Thursday, September 3rd, 2020
Black Paris Profiles II™: Maya Keys - Part I
Maya Keys is a classical music and art aficionado who intends to become a professional flutist. She has enrolled at the Ecole Normale de Musique to pursue this passion.
ETBP: You are a student who is passionate about the French language and classical music. Tell us how you wound up living in Paris and how long you’ve been here.
MK: I arrived in Bordeaux in October 2019 as an au pair on a one-year stay visa. One month into my contract, my host family decided to terminate it, so I moved to Paris in December 2019 to stay with a family in the 16th arrondissement. I chose Paris because that is the French city I have visited the most (hopefully that will change).
ETBP: How long did it take you to put your plan for moving here into place?
MK: I believe I began planning last spring. I found the aforementioned Bordeaux family on Au Pair World and I picked the family that offered me a contract the fastest. I did not hear from other au pair families soon enough, so I chose the Bordeaux family. After that, I saved my paycheck from my two jobs to pay for my flights and visa fee.
ETBP: You study classical music and your preferred instrument is the flute. Tell us when you decided to pursue this as a career and why you want to do so in Paris.
MK: I believe I officially chose to become a professional musician when my old flute professor at the University of Maryland College Park told me not to go to Europe to study music. For my first two years there, she had me focused on a career in arts administration. However, I decided to become a flutist after she left the university. I decided to come to Paris specifically because I took inspiration from Josephine Baker and James Baldwin.
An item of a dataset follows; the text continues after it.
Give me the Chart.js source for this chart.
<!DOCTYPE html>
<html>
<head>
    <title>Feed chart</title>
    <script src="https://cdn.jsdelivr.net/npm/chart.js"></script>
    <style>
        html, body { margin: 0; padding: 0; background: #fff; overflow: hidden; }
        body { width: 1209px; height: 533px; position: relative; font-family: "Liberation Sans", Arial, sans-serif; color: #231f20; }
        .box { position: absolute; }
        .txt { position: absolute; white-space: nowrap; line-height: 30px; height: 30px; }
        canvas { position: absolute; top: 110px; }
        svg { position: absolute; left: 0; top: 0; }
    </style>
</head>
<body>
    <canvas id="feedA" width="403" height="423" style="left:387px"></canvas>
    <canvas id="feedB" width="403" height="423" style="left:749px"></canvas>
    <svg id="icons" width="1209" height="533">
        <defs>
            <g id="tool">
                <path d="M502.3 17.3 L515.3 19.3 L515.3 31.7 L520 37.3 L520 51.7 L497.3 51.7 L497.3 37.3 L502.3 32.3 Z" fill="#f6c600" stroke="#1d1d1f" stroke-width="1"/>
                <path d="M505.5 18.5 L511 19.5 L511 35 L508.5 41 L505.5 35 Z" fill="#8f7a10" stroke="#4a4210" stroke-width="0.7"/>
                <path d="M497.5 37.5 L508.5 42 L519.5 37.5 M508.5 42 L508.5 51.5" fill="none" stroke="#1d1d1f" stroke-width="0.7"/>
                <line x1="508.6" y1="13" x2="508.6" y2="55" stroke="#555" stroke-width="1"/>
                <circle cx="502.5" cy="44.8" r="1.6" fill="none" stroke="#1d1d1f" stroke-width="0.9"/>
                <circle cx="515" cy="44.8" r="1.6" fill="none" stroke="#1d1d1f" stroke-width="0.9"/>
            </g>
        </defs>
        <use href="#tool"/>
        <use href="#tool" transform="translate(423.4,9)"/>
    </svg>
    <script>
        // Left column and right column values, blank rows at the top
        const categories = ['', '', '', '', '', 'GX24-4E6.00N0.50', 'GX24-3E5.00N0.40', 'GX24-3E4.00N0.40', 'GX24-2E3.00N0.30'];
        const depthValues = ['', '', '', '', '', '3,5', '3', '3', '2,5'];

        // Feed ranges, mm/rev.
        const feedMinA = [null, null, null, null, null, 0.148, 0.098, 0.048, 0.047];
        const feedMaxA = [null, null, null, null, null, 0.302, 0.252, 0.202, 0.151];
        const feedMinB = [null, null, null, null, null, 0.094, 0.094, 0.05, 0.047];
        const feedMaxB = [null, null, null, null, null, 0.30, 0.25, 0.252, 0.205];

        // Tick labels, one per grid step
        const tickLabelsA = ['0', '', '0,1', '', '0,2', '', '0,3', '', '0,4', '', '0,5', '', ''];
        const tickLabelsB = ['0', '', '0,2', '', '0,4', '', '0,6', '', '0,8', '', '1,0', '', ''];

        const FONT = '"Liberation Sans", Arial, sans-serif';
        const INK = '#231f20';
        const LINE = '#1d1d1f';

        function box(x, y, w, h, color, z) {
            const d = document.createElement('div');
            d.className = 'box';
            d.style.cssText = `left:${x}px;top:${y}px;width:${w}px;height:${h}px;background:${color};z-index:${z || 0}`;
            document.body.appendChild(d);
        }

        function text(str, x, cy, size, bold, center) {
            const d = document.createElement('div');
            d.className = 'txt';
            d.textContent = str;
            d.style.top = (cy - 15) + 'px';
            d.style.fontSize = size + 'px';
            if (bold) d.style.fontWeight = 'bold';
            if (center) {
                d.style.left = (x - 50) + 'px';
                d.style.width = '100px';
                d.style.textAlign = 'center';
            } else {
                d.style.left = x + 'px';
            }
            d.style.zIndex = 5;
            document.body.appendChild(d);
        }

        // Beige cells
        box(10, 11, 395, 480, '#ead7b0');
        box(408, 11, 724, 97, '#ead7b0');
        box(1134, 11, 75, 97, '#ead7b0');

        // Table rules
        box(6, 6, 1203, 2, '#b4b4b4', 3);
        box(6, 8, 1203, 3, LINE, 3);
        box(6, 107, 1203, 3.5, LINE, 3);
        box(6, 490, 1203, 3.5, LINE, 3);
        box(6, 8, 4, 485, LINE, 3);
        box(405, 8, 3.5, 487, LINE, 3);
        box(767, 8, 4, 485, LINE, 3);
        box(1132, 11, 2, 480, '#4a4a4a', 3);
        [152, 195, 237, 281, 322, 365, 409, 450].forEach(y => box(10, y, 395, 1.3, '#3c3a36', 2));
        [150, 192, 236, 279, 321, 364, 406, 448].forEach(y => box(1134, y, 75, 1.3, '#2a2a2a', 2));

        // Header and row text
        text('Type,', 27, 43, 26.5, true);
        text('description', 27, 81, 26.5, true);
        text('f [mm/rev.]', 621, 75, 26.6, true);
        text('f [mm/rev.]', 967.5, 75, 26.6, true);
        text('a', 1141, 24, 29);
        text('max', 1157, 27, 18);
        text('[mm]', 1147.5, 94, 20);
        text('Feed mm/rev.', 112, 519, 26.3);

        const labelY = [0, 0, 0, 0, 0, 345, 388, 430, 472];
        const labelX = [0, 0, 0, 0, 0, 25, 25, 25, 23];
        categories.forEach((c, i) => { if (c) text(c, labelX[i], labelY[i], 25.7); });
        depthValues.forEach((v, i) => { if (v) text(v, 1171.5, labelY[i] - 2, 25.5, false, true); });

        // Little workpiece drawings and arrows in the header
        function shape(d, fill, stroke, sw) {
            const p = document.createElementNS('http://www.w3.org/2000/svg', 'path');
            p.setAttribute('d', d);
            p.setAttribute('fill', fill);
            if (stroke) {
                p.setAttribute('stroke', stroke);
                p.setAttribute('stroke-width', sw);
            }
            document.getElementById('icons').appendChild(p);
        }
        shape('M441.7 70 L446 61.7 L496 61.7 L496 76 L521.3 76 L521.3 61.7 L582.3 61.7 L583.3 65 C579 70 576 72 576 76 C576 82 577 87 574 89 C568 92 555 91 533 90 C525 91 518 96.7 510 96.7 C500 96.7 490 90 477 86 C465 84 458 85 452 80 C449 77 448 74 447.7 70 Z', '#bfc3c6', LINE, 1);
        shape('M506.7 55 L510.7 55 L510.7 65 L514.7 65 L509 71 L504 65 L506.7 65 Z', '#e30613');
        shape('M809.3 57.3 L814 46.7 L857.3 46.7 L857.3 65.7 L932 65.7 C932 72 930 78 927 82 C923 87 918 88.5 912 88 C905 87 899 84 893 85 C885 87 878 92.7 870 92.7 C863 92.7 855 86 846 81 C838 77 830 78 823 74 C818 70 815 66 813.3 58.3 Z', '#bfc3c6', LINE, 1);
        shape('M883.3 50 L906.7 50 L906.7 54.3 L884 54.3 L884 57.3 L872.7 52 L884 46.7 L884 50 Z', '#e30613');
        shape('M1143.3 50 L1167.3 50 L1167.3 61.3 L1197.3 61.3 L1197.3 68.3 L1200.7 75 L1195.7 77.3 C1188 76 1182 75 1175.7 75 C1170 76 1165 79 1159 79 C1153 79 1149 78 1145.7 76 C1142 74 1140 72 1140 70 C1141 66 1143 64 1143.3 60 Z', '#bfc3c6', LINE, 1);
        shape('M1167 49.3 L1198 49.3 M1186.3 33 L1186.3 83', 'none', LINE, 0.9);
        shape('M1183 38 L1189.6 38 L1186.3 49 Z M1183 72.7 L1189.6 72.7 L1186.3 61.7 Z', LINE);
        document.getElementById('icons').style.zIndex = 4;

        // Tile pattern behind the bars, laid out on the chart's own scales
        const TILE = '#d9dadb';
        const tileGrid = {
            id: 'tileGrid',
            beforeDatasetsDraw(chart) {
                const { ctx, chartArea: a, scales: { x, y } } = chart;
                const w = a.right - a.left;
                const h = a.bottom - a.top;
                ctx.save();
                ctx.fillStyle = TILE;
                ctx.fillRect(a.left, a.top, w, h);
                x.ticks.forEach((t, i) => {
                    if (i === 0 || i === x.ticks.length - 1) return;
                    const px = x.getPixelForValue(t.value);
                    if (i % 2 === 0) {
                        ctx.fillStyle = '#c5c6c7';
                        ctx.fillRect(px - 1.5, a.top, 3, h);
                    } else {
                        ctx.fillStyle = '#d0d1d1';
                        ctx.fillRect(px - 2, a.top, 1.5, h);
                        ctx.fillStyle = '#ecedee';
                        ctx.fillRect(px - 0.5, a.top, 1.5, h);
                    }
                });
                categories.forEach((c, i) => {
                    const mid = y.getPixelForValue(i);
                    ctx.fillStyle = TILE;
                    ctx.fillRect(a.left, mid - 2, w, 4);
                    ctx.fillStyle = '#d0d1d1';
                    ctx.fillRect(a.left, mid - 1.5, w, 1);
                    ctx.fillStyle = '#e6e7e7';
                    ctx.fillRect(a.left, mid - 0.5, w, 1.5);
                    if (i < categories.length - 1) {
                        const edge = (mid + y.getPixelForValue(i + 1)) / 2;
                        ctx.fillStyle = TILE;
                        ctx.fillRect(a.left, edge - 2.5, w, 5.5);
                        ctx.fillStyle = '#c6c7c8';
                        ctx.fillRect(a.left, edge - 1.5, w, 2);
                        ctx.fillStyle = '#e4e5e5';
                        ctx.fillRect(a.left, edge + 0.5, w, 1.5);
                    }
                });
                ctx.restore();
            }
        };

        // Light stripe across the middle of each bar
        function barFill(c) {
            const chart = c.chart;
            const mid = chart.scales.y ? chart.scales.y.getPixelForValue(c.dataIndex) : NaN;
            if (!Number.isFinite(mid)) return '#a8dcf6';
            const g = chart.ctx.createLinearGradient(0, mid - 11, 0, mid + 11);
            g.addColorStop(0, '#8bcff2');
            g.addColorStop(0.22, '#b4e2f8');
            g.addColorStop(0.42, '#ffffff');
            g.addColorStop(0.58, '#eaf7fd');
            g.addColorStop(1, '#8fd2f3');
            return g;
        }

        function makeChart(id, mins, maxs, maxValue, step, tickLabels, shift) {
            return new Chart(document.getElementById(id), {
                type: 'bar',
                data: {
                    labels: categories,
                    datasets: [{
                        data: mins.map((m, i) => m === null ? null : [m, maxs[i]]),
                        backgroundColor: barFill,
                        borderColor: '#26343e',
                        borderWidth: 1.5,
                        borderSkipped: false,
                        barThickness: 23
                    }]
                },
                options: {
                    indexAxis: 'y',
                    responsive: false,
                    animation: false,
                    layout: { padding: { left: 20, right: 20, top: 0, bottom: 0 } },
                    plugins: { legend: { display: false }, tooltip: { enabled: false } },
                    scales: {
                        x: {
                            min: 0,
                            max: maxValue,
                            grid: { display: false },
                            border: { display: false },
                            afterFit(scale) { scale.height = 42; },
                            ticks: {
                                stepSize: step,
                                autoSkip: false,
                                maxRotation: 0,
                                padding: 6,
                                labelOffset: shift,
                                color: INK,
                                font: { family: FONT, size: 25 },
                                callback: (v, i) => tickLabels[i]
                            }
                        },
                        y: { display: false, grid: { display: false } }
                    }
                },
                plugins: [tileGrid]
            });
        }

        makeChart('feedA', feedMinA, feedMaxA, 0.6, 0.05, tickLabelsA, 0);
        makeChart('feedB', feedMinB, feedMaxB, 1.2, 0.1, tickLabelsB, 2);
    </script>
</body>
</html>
ETBP: You’re enrolled at two institutes of higher learning in Paris. Tell us about them and why you selected them as opposed to others.
MK: I chose Ecole Normale de Musique de Paris because my current flute teacher teaches there. I sent her a message on Facebook in December expressing my interest in being her student. We then arranged to have me play for her in February 2020 and she agreed to teach me after I played the Stamitz Concerto in G major for her. I will eventually enroll at the Sorbonne University in Musicology as well because I will need my licence to teach flute at a conservatory here. I want to perform as well as teach.
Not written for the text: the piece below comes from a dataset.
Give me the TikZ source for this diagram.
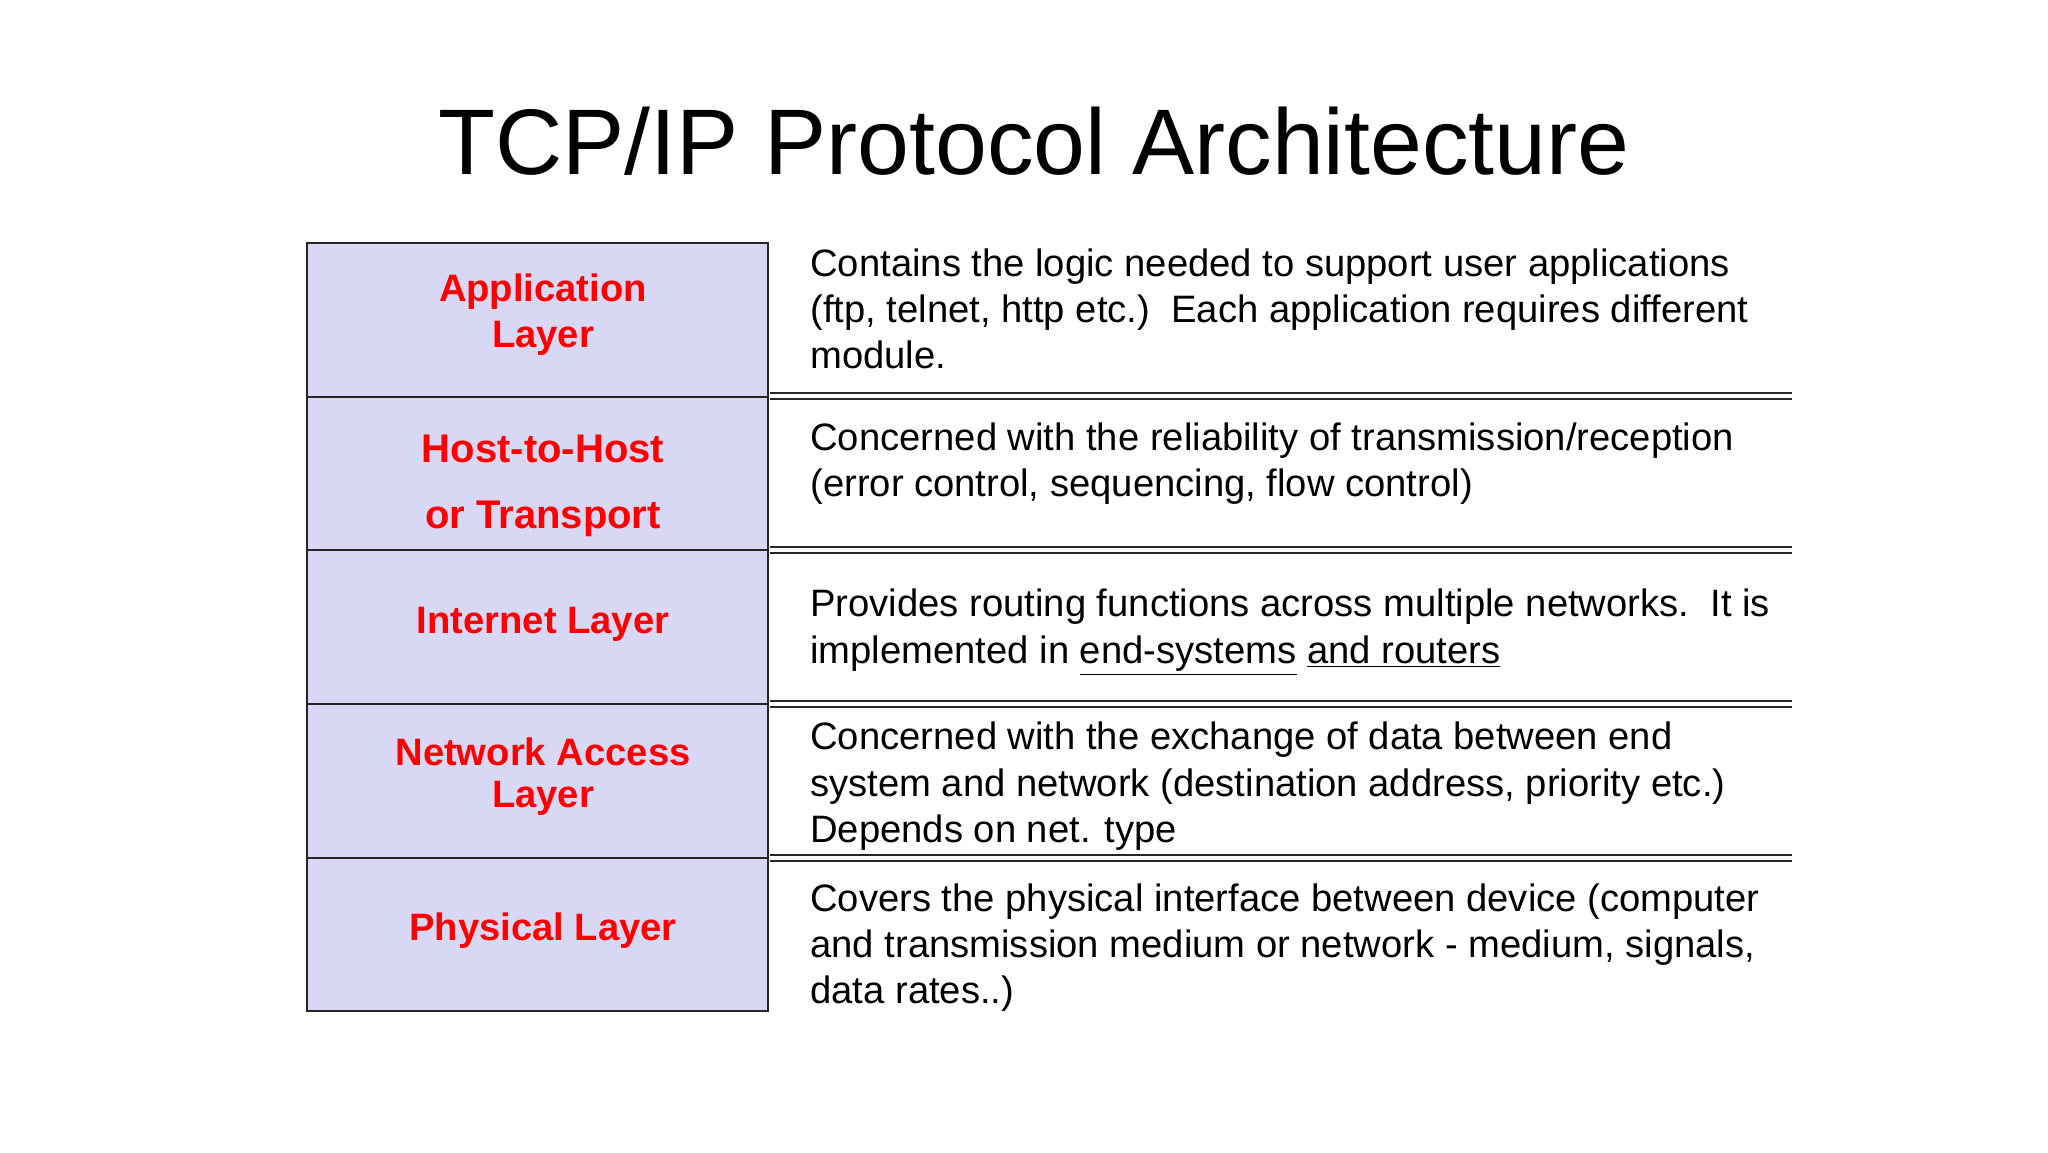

Ecole Normale de Musique de Paris
© Discover Paris!
ETBP: What do you find different about the education system in France compared to the U.S.?
MK: I have not started my studies yet, but I have heard that French higher institutions are more rigorous than American ones. I have also heard that French students are more independent.
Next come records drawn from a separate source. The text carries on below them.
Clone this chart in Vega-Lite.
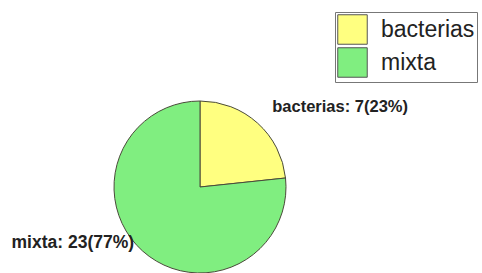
{
  "$schema": "https://vega.github.io/schema/vega-lite/v6.json",
  "width": 400,
  "height": 374,
  "padding": 0,
  "autosize": {"type": "pad"},
  "background": "white",
  "config": {"view": {"stroke": null}, "font": "Liberation Sans"},
  "data": {
    "values": [
      {"grupo": "bacterias", "n": 7, "orden": 1, "etiqueta": "bacterias: 7(23%)"},
      {"grupo": "mixta", "n": 23, "orden": 2, "etiqueta": "mixta: 23(77%)"}
    ]
  },
  "encoding": {
    "theta": {"field": "n", "type": "quantitative", "stack": true},
    "order": {"field": "orden", "type": "quantitative"}
  },
  "layer": [
    {
      "mark": {"type": "arc", "outerRadius": 86, "stroke": "#4a4a3a", "strokeWidth": 1},
      "encoding": {
        "color": {
          "field": "grupo",
          "type": "nominal",
          "scale": {"domain": ["bacterias", "mixta"], "range": ["#FFFF80", "#80EE80"]},
          "legend": {
            "title": null,
            "orient": "none",
            "legendX": 335,
            "legendY": 12,
            "symbolType": "square",
            "symbolSize": 870,
            "symbolStrokeColor": "#555555",
            "symbolStrokeWidth": 1,
            "symbolOpacity": 1,
            "labelFontSize": 23,
            "labelColor": "#222222",
            "labelOffset": 13,
            "rowPadding": -2,
            "padding": 2,
            "strokeColor": "#777777",
            "fillColor": "white"
          }
        }
      }
    },
    {
      "mark": {"type": "text", "radius": 108, "align": "left", "baseline": "middle", "fontSize": 16.5, "fontWeight": "bold", "color": "#222222"},
      "encoding": {
        "text": {"condition": {"test": "datum.grupo === 'bacterias'", "field": "etiqueta"}, "value": ""}
      }
    },
    {
      "mark": {"type": "text", "radius": 88, "align": "right", "baseline": "middle", "dx": -7, "dy": -9, "fontSize": 17.5, "fontWeight": "bold", "color": "#222222"},
      "encoding": {
        "text": {"condition": {"test": "datum.grupo === 'mixta'", "field": "etiqueta"}, "value": ""}
      }
    }
  ]
}
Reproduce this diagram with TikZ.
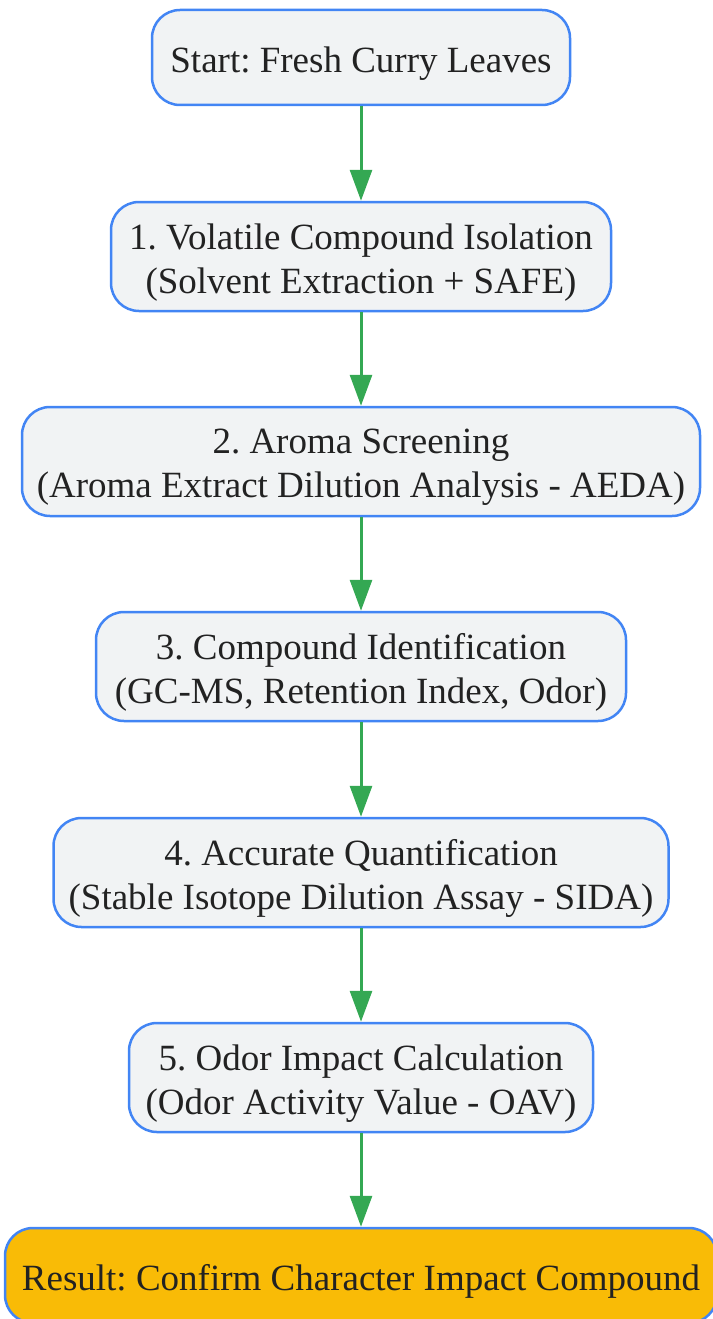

ETBP: How much time do you spend practicing the flute?
MK: I spend about 4 hours per day practicing. During the summer, I usually practice during the week and on one weekend day. I do tone exercises for 1 hour, articulation and technique for 1.5 hours, and études and repertoire for 1.5 hours.
ETBP: Where do you practice?
MK: Now, I practice in the apartment.
ETBP: What career options do you intend to explore once you’ve completed your studies?
MK: I would like to perform in an orchestra or chamber group and teach at a conservatory here. If time allows, I would like to also have my own private flute studio.
ETBP: Will obtaining a degree here provide you with any advantages over a degree from a U.S. institution?
MK: I do not think obtaining a degree here will necessarily provide more advantages, but I do think the teachers I have and will have and the institutions I’ve decided to attend make a difference. After all, American flute pedagogy came from France, particularly from the Paris Conservatory, which is one of the top music schools in Europe and in the world. My teacher studied in “Cycle de Perfectionnement” (doctoral or postgraduate study) for the flute there and she is the first person I personally know to have studied there.
ETBP: Do you currently play with any informal groups?
MK: No, unfortunately. I have not had the time to find any informal groups because of the pandemic.